* _Exercise prompt_
Quote the data exactly, first line to the line containing "(195,336) rectangle (307,360);", with no pictures.

* _Source excerpt_
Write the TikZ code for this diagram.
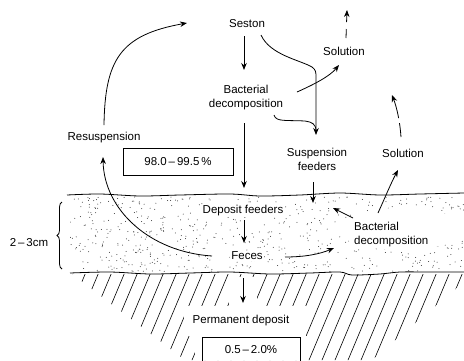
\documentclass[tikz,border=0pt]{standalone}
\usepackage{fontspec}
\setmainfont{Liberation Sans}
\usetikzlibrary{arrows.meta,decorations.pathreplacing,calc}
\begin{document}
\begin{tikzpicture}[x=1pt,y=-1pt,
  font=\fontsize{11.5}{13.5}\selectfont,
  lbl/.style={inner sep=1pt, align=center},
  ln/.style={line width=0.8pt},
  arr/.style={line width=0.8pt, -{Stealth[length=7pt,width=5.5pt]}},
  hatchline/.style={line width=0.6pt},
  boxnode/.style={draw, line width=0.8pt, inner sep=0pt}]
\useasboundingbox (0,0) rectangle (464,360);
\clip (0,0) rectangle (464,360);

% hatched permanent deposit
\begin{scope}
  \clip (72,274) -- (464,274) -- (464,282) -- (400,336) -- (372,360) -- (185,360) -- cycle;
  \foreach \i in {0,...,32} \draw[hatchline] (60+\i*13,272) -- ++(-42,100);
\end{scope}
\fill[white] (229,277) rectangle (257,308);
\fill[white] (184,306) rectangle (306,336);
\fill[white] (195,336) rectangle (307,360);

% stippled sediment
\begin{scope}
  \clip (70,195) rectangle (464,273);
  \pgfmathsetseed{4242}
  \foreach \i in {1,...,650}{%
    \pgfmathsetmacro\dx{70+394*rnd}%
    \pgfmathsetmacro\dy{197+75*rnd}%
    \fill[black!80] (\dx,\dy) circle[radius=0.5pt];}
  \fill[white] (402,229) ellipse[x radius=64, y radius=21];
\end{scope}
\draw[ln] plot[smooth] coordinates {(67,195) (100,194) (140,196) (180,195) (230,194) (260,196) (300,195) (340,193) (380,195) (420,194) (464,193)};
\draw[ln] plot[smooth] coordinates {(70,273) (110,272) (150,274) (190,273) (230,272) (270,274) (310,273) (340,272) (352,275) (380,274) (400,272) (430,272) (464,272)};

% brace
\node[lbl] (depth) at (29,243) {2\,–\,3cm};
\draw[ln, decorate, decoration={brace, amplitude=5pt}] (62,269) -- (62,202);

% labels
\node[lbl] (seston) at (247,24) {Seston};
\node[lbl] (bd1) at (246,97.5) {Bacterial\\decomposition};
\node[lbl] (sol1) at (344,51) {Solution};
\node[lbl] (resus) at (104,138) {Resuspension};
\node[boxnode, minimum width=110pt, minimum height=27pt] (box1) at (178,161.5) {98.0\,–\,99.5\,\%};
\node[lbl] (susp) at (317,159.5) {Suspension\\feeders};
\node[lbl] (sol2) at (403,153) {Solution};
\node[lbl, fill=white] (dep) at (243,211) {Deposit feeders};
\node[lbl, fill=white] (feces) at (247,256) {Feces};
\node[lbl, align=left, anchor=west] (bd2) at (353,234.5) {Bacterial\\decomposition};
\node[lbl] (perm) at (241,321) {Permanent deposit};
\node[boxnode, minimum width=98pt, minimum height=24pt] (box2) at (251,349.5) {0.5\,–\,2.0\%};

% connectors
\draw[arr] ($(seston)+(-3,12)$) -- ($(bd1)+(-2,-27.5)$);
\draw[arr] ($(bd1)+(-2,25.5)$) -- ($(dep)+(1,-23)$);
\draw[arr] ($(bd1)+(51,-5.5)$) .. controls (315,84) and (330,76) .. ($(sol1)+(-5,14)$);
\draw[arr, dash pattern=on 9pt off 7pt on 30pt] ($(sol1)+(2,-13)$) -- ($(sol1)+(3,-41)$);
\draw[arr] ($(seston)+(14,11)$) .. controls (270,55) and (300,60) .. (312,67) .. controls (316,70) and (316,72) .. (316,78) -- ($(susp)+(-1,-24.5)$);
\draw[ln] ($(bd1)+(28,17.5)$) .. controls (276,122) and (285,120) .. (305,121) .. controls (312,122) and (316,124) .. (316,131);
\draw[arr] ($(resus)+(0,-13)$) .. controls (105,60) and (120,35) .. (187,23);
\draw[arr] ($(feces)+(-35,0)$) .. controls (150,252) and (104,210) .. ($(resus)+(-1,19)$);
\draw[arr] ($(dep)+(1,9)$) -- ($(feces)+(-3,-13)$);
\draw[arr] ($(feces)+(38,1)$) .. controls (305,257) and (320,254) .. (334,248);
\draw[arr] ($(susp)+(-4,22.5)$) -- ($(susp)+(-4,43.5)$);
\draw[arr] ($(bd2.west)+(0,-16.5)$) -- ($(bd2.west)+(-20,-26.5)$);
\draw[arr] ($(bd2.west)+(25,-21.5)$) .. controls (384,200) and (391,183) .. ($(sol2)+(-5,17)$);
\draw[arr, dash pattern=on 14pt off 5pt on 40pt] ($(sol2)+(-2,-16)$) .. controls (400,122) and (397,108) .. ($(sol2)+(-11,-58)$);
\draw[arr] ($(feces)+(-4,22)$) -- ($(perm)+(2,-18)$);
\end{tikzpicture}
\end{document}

* _Exercise answer_
Write the TikZ code for this diagram.
\documentclass[tikz,border=0pt]{standalone}
\usepackage{fontspec}
\setmainfont{Liberation Sans}
\usetikzlibrary{arrows.meta,decorations.pathreplacing,calc}
\begin{document}
\begin{tikzpicture}[x=1pt,y=-1pt,
  font=\fontsize{11.5}{13.5}\selectfont,
  lbl/.style={inner sep=1pt, align=center},
  ln/.style={line width=0.8pt},
  arr/.style={line width=0.8pt, -{Stealth[length=7pt,width=5.5pt]}},
  hatchline/.style={line width=0.6pt},
  boxnode/.style={draw, line width=0.8pt, inner sep=0pt}]
\useasboundingbox (0,0) rectangle (464,360);
\clip (0,0) rectangle (464,360);

% hatched permanent deposit
\begin{scope}
  \clip (72,274) -- (464,274) -- (464,282) -- (400,336) -- (372,360) -- (185,360) -- cycle;
  \foreach \i in {0,...,32} \draw[hatchline] (60+\i*13,272) -- ++(-42,100);
\end{scope}
\fill[white] (229,277) rectangle (257,308);
\fill[white] (184,306) rectangle (306,336);
\fill[white] (195,336) rectangle (307,360);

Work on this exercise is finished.